GOAL: Transcribe each of the records below exactly, excluding all pictures.
__________________________________________________
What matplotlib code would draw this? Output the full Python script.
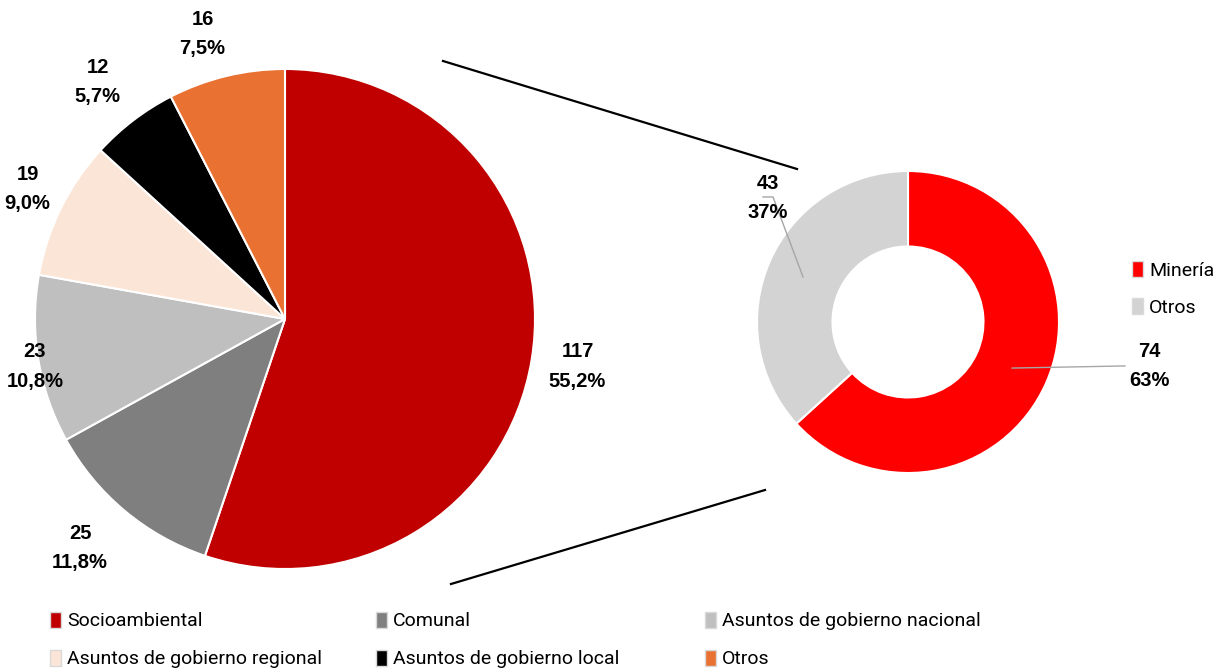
import matplotlib.pyplot as plt
from matplotlib.patches import Patch
from matplotlib.lines import Line2D

# datos del gráfico principal
categorias = ['Socioambiental', 'Comunal', 'Asuntos de gobierno nacional',
              'Asuntos de gobierno regional', 'Asuntos de gobierno local', 'Otros']
casos = [117, 25, 23, 19, 12, 16]
porcentajes = ['55,2%', '11,8%', '10,8%', '9,0%', '5,7%', '7,5%']
colores = ['#C00000', '#7F7F7F', '#BFBFBF', '#FBE5D6', '#000000', '#E97132']

# desglose de socioambiental
sub_categorias = ['Minería', 'Otros']
sub_casos = [74, 43]
sub_porcentajes = ['63%', '37%']
sub_colores = ['#FF0000', '#D3D3D3']

W, H = 1216, 668
fig = plt.figure(figsize=(W / 100, H / 100), dpi=100)
narrow = ['Roboto', 'DejaVu Sans']
bold_kw = dict(fontsize=14.5, fontweight='bold', family=['Liberation Sans', 'DejaVu Sans'],
               ha='center', va='center', linespacing=1.7)

# pie grande
ax1 = fig.add_axes([35 / W, 1 - 569 / H, 500 / W, 500 / H])
ax1.pie(casos, colors=colores, startangle=90, counterclock=False,
        wedgeprops=dict(edgecolor='white', linewidth=1.5))
ax1.set_xlim(-1, 1)
ax1.set_ylim(-1, 1)
pos1 = [(1.17, -0.19), (-0.82, -0.916), (-1.0, -0.19), (-1.03, 0.52), (-0.75, 0.948), (-0.33, 1.14)]
for (x, y), n, p in zip(pos1, casos, porcentajes):
    ax1.text(x, y, f'{n}\n{p}', **bold_kw)

# dona
ax2 = fig.add_axes([757 / W, 1 - 473 / H, 302 / W, 302 / H])
ax2.pie(sub_casos, colors=sub_colores, startangle=90, counterclock=False,
        wedgeprops=dict(width=0.5, edgecolor='white', linewidth=1.5))
ax2.set_xlim(-1, 1)
ax2.set_ylim(-1, 1)
ax2.text(1.60, -0.29, f'{sub_casos[0]}\n{sub_porcentajes[0]}', **bold_kw)
ax2.text(-0.93, 0.82, f'{sub_casos[1]}\n{sub_porcentajes[1]}', **bold_kw)
ax2.plot([0.689, 1.437], [-0.305, -0.291], color='#A6A6A6', lw=1, clip_on=False)
ax2.plot([-0.96, -0.894, -0.695], [0.828, 0.828, 0.298], color='#A6A6A6', lw=1, clip_on=False)

ax2.legend([Patch(facecolor=c, edgecolor='#D9D9D9') for c in sub_colores], sub_categorias,
           loc='center left', bbox_to_anchor=(1114 / W, 1 - 289 / H),
           bbox_transform=fig.transFigure, frameon=False, prop={'family': narrow, 'size': 14},
           handlelength=0.6, handleheight=0.9, handletextpad=0.3, labelspacing=0.95)

# líneas de conexión
for (x0, y0), (x1, y1) in [((443, 61), (797, 169)), ((451, 584), (765, 490))]:
    fig.add_artist(Line2D([x0 / W, x1 / W], [1 - y0 / H, 1 - y1 / H],
                          transform=fig.transFigure, color='black', lw=1.6))

# leyenda inferior, una por columna
col_x = [32, 358, 687]
for i, x in enumerate(col_x):
    idx = [i, i + 3]
    fig.legend([Patch(facecolor=colores[j], edgecolor='#D9D9D9') for j in idx],
               [categorias[j] for j in idx],
               loc='center left', bbox_to_anchor=(x / W, 1 - 640 / H),
               frameon=False, prop={'family': narrow, 'size': 14},
               handlelength=0.6, handleheight=0.9, handletextpad=0.3, labelspacing=1.0)

fig.savefig('out.png', dpi=100)
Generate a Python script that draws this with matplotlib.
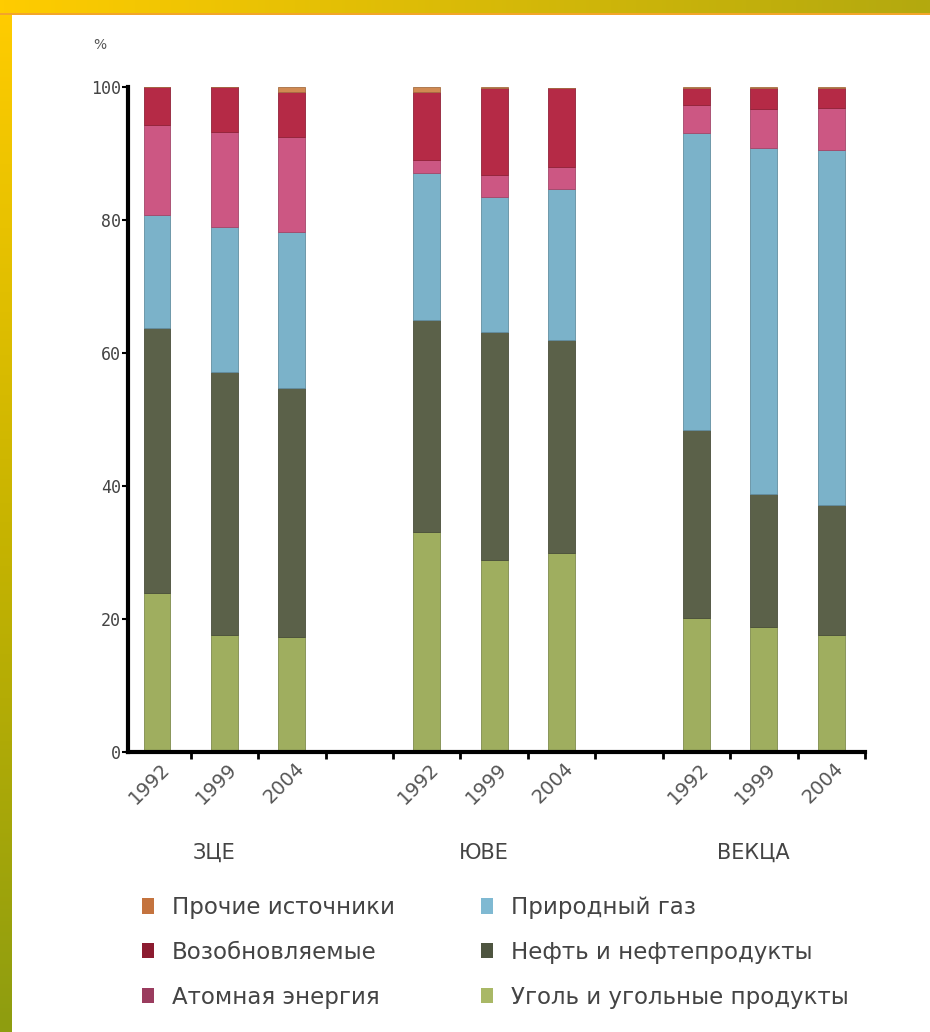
__________________________________________________
IN RESPONSE:
What matplotlib code would draw this? Output the full Python script.
import matplotlib.pyplot as plt
from matplotlib.patches import Patch
from matplotlib.lines import Line2D

# datos del gráfico principal
categorias = ['Socioambiental', 'Comunal', 'Asuntos de gobierno nacional',
              'Asuntos de gobierno regional', 'Asuntos de gobierno local', 'Otros']
casos = [117, 25, 23, 19, 12, 16]
porcentajes = ['55,2%', '11,8%', '10,8%', '9,0%', '5,7%', '7,5%']
colores = ['#C00000', '#7F7F7F', '#BFBFBF', '#FBE5D6', '#000000', '#E97132']

# desglose de socioambiental
sub_categorias = ['Minería', 'Otros']
sub_casos = [74, 43]
sub_porcentajes = ['63%', '37%']
sub_colores = ['#FF0000', '#D3D3D3']

W, H = 1216, 668
fig = plt.figure(figsize=(W / 100, H / 100), dpi=100)
narrow = ['Roboto', 'DejaVu Sans']
bold_kw = dict(fontsize=14.5, fontweight='bold', family=['Liberation Sans', 'DejaVu Sans'],
               ha='center', va='center', linespacing=1.7)

# pie grande
ax1 = fig.add_axes([35 / W, 1 - 569 / H, 500 / W, 500 / H])
ax1.pie(casos, colors=colores, startangle=90, counterclock=False,
        wedgeprops=dict(edgecolor='white', linewidth=1.5))
ax1.set_xlim(-1, 1)
ax1.set_ylim(-1, 1)
pos1 = [(1.17, -0.19), (-0.82, -0.916), (-1.0, -0.19), (-1.03, 0.52), (-0.75, 0.948), (-0.33, 1.14)]
for (x, y), n, p in zip(pos1, casos, porcentajes):
    ax1.text(x, y, f'{n}\n{p}', **bold_kw)

# dona
ax2 = fig.add_axes([757 / W, 1 - 473 / H, 302 / W, 302 / H])
ax2.pie(sub_casos, colors=sub_colores, startangle=90, counterclock=False,
        wedgeprops=dict(width=0.5, edgecolor='white', linewidth=1.5))
ax2.set_xlim(-1, 1)
ax2.set_ylim(-1, 1)
ax2.text(1.60, -0.29, f'{sub_casos[0]}\n{sub_porcentajes[0]}', **bold_kw)
ax2.text(-0.93, 0.82, f'{sub_casos[1]}\n{sub_porcentajes[1]}', **bold_kw)
ax2.plot([0.689, 1.437], [-0.305, -0.291], color='#A6A6A6', lw=1, clip_on=False)
ax2.plot([-0.96, -0.894, -0.695], [0.828, 0.828, 0.298], color='#A6A6A6', lw=1, clip_on=False)

ax2.legend([Patch(facecolor=c, edgecolor='#D9D9D9') for c in sub_colores], sub_categorias,
           loc='center left', bbox_to_anchor=(1114 / W, 1 - 289 / H),
           bbox_transform=fig.transFigure, frameon=False, prop={'family': narrow, 'size': 14},
           handlelength=0.6, handleheight=0.9, handletextpad=0.3, labelspacing=0.95)

# líneas de conexión
for (x0, y0), (x1, y1) in [((443, 61), (797, 169)), ((451, 584), (765, 490))]:
    fig.add_artist(Line2D([x0 / W, x1 / W], [1 - y0 / H, 1 - y1 / H],
                          transform=fig.transFigure, color='black', lw=1.6))

# leyenda inferior, una por columna
col_x = [32, 358, 687]
for i, x in enumerate(col_x):
    idx = [i, i + 3]
    fig.legend([Patch(facecolor=colores[j], edgecolor='#D9D9D9') for j in idx],
               [categorias[j] for j in idx],
               loc='center left', bbox_to_anchor=(x / W, 1 - 640 / H),
               frameon=False, prop={'family': narrow, 'size': 14},
               handlelength=0.6, handleheight=0.9, handletextpad=0.3, labelspacing=1.0)

fig.savefig('out.png', dpi=100)
Generate a Python script that draws this with matplotlib.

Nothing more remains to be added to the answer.